Required work => Pull each line holding the word "with" from the data.

# Start of Input rows

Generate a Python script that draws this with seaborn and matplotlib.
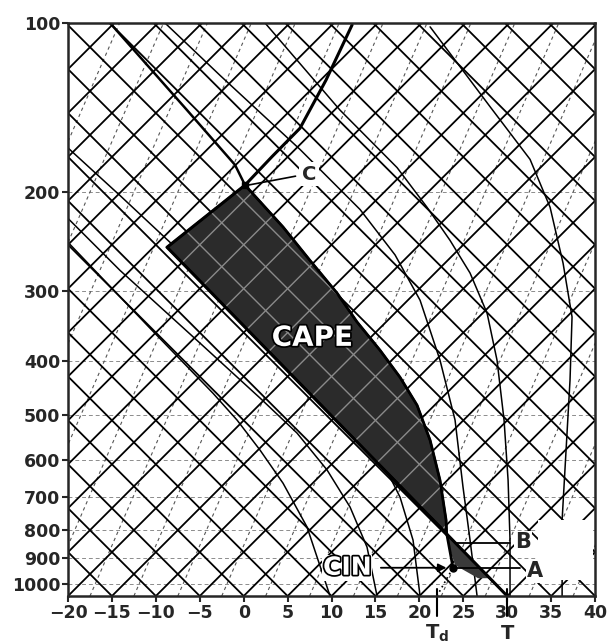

# End of Input rows
# Start of Input rows

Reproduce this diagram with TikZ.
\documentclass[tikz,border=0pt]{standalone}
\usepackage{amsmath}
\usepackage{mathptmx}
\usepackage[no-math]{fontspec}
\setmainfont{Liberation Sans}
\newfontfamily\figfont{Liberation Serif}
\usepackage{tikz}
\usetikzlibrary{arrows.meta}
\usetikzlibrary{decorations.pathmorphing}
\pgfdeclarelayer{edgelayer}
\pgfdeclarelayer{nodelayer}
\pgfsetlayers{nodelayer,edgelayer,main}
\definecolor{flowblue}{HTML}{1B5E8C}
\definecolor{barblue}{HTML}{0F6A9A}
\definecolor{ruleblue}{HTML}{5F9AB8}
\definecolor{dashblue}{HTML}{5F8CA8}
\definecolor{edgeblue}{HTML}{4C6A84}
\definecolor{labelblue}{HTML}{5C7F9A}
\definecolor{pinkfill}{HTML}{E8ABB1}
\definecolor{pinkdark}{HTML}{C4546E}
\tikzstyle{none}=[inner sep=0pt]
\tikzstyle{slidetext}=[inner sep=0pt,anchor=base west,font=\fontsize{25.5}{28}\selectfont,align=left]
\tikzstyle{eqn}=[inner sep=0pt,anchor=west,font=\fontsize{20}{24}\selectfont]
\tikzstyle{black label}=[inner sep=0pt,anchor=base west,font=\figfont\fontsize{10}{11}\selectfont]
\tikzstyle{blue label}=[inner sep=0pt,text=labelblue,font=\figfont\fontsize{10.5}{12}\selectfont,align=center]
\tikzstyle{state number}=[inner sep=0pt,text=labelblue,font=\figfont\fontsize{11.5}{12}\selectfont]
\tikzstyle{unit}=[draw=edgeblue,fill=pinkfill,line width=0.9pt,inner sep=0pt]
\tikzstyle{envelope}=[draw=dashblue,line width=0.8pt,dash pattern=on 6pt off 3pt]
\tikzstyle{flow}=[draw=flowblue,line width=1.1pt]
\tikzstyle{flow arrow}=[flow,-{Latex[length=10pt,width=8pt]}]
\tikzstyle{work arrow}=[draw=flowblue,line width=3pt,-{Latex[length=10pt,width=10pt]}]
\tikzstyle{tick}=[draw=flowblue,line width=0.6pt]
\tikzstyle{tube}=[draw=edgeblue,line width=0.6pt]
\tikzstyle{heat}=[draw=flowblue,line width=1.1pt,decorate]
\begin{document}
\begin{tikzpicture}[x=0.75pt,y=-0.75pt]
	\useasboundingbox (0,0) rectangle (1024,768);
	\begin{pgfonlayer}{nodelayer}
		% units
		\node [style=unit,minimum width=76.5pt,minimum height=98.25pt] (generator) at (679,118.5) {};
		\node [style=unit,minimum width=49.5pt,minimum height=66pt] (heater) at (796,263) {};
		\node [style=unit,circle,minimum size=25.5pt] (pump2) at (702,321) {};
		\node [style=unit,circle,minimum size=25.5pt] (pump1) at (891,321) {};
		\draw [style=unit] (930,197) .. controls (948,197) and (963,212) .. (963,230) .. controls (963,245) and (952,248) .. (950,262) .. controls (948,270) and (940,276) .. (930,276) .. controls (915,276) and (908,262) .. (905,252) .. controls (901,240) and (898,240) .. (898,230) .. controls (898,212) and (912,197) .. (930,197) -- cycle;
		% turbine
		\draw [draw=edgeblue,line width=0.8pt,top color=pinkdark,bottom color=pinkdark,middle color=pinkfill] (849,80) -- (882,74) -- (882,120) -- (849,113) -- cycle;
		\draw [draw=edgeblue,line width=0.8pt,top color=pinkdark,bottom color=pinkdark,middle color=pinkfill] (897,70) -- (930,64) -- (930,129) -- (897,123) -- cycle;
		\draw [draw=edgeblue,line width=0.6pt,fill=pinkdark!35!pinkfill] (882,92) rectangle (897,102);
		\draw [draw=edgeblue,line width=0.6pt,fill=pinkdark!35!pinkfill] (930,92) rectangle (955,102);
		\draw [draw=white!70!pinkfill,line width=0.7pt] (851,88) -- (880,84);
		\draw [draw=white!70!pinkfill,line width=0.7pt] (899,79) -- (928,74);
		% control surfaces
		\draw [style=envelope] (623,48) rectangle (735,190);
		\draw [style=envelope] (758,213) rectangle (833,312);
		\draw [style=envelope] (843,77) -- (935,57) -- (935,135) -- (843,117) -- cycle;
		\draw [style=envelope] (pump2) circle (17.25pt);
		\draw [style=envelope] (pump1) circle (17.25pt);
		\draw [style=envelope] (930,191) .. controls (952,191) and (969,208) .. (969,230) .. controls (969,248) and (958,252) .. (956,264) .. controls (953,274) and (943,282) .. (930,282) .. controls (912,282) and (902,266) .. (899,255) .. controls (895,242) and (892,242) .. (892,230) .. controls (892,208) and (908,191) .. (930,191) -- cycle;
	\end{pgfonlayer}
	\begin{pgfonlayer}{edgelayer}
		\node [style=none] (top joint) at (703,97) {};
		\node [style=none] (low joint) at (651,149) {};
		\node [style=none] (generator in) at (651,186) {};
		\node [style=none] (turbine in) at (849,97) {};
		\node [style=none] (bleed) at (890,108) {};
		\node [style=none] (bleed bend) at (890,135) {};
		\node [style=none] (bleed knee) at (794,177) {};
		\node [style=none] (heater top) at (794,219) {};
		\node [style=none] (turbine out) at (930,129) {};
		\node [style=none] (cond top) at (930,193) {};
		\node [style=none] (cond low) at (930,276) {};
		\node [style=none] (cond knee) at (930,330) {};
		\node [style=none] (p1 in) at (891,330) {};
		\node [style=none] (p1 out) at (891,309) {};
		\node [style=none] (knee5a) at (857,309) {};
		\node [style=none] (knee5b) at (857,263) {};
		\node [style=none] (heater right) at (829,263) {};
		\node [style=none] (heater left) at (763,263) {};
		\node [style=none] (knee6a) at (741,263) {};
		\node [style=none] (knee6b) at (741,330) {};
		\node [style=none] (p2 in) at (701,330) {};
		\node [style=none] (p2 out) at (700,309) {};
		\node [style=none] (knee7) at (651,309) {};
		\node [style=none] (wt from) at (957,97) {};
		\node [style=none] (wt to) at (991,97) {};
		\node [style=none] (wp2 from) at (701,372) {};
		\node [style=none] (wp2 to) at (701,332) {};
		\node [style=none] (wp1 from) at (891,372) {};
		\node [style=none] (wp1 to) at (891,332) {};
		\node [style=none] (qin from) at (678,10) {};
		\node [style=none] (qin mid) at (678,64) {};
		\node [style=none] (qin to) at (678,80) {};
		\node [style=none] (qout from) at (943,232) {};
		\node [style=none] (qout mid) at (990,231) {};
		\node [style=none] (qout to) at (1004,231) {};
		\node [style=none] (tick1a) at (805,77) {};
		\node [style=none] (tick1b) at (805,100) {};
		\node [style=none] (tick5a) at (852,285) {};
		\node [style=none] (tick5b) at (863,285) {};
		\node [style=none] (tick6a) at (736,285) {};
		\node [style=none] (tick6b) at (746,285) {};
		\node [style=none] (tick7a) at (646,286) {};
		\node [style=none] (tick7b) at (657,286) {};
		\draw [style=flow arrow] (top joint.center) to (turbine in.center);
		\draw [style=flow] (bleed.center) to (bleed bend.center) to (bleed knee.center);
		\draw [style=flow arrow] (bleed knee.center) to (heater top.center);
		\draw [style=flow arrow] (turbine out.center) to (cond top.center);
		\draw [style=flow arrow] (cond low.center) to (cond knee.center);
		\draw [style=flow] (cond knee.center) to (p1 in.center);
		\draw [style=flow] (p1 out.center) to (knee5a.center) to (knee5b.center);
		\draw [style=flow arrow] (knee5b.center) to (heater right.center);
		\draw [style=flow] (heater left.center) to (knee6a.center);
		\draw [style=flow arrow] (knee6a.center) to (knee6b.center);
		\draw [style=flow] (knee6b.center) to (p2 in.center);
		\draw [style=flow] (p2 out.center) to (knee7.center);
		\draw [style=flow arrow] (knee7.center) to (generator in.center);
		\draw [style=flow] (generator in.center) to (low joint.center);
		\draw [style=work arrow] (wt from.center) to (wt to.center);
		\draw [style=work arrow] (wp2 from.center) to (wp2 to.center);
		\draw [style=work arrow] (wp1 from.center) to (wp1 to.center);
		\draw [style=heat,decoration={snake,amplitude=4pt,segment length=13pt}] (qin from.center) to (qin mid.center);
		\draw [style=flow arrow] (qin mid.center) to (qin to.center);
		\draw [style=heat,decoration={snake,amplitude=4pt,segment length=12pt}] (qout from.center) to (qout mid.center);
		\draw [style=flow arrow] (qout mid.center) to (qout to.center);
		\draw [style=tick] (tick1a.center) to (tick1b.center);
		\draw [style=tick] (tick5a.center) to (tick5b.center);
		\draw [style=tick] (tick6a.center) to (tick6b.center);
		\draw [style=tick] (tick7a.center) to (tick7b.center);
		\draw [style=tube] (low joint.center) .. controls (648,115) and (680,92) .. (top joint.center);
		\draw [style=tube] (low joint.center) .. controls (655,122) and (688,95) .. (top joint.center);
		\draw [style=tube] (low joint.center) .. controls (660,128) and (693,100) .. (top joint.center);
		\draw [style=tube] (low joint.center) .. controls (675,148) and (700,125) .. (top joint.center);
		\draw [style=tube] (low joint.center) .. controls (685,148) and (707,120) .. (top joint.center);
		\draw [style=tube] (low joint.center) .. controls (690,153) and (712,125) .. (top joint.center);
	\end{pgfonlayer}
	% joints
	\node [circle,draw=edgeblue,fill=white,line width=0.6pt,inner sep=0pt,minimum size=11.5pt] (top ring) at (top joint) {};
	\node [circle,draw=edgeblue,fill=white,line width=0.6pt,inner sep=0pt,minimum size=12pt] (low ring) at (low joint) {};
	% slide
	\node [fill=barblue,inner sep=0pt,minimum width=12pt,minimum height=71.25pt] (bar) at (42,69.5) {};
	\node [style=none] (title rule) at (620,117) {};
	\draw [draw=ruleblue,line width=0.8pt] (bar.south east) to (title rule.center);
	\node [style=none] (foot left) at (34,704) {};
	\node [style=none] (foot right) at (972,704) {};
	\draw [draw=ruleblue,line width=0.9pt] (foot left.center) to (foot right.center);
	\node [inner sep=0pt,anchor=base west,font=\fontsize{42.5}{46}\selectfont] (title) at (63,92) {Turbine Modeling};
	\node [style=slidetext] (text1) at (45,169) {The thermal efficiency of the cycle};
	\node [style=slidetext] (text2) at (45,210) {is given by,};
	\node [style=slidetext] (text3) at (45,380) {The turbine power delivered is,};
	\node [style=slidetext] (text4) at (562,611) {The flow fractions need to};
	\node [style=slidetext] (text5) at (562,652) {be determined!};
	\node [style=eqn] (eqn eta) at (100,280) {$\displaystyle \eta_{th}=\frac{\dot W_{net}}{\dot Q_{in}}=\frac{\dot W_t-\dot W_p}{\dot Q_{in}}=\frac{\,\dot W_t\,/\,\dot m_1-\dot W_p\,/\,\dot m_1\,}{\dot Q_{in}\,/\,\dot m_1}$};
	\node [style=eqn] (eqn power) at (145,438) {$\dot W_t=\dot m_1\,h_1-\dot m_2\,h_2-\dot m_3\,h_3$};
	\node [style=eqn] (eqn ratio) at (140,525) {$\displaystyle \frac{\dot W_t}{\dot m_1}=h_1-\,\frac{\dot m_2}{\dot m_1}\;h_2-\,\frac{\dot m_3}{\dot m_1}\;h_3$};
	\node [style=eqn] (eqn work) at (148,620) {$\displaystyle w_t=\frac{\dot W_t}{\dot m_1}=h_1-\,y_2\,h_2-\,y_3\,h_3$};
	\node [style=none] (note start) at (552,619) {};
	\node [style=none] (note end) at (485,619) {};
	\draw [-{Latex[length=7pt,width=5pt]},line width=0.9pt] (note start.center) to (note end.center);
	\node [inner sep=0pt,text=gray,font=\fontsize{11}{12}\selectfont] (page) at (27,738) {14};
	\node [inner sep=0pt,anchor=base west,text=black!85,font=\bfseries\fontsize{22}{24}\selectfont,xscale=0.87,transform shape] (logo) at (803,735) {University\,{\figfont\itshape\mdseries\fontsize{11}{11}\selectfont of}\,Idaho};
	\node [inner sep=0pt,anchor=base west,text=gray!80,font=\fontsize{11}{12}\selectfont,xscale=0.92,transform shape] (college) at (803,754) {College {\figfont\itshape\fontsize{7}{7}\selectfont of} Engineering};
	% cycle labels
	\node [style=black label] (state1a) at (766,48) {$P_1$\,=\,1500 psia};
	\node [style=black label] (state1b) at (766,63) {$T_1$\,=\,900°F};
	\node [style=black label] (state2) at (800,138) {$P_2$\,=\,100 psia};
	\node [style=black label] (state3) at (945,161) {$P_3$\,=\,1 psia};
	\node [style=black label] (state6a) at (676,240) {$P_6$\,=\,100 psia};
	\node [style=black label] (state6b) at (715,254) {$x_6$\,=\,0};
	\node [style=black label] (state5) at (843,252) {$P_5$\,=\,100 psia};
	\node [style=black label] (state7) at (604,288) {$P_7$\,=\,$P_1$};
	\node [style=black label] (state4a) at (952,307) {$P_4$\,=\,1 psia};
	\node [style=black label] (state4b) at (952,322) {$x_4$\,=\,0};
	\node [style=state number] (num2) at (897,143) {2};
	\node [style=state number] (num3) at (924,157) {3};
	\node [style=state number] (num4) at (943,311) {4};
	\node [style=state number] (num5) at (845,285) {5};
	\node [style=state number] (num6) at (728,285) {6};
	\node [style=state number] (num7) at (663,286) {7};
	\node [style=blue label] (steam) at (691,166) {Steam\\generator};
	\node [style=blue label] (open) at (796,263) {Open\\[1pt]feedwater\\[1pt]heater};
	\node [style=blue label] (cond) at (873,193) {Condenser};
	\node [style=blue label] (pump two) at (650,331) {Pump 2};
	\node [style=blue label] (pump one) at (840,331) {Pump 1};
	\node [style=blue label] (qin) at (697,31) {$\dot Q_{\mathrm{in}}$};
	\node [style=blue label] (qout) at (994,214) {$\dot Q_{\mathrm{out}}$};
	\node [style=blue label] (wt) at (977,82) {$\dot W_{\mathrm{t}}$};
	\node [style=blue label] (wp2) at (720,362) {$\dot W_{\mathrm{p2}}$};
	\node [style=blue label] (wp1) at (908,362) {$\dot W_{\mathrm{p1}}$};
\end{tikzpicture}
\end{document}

# End of Input rows

Exercise response =>
Generate a Python script that draws this with seaborn and matplotlib.
Reproduce this diagram with TikZ.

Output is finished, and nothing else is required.